Q:  How do you define crisis management? How different is it from enterprise risk management?

A: Risk management is figuring out in advance what is most likely to disrupt your business and how to mitigate it. Crisis is pulling you out of the fire when you guessed wrong, or what actually happened was outside of your imagined risk.

Q:  Popular convention has it that crisis management and enterprise risk management should be deployed only when the company is really going through major ordeals, e.g.  damage to credibility, loss of public trust, loss of consumers, etc. Would you agree with this statement? Why or why not?

A:  That attitude, unfortunately, is likely what got a lot of companies in that situation in the first place. It is also important to understand that Risk and Crisis Management (RIC) supercharges innovation and healthy risk-taking in companies. Without RIC, most become too risk-averse to innovate enough to survive major changes.

Q:  When do organizations need either crisis management or enterprise risk management?

A:  That choice will depend on how much disruption they want and how much money they care to spend on things outside of their business plan: The earlier companies engage in RIC thinking, the cheaper the fix that will come in the future tends to be.

Q:  How has the coronavirus crisis affected the business’ need for RIC?

A:  Now EVERYONE is in crisis. The companies that think they aren't are the ones who are actually most vulnerable. The only question is how acute your crisis is about to become.

QYou are taking the lead in this field in the Philippine public relations industry, practically sailing on uncharted waters. What were your challenges in building this particular brand of your business? What are the rewards?  What were the lessons learned?

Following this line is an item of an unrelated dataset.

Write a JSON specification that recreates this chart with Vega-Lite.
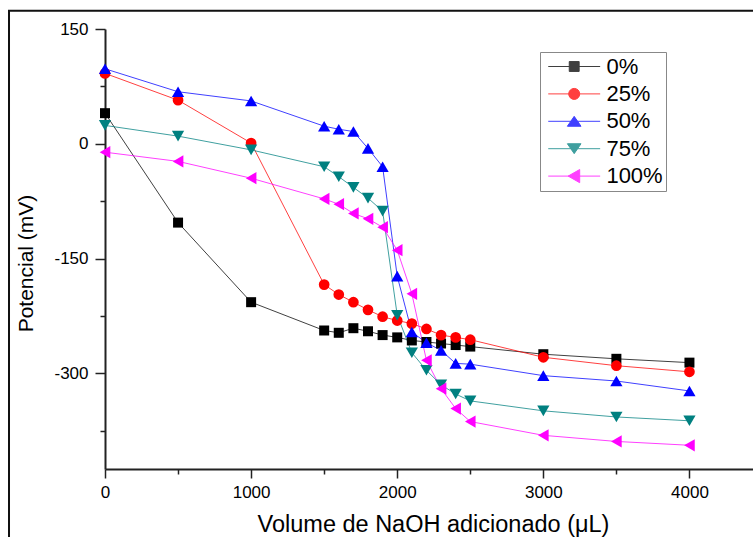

A: We were already very established in the field of crisis management with a long track record for delivering results. Now everything has become extra challenging because now we have to solve individual crises from inside a global crisis. It has taken everything we ever learned and more to adapt. Correct RIC can turn around for the better what seems to be an irredeemable situation. It cannot just do damage control but, as stated above, even lead to the discovery of innovations that can place the organization in a much better position. Examples of these successful cases and how they won against all odds are discussed in the classes that we hold.

Q:  Due to the pandemic, we have seen businesses closing shop and companies just fighting to stay afloat. How should their leaders handle themselves when they find themselves in a problematic or near-doomsday scenario?  What should they keep in mind if they do encounter a devastating storm that can deal a heavy blow to their economics and reputation? 

A:  First, keep calm. Anything you do in a panic will make things much worse. Second, get expert help: Crisis is counterintuitive, as everything that makes you good at what you do will work against you in a crisis. Third, be objective: Crisis feeds on the hearts of fighters and the backs of cowards. Only a rational, measured assessment will lead to the correct response.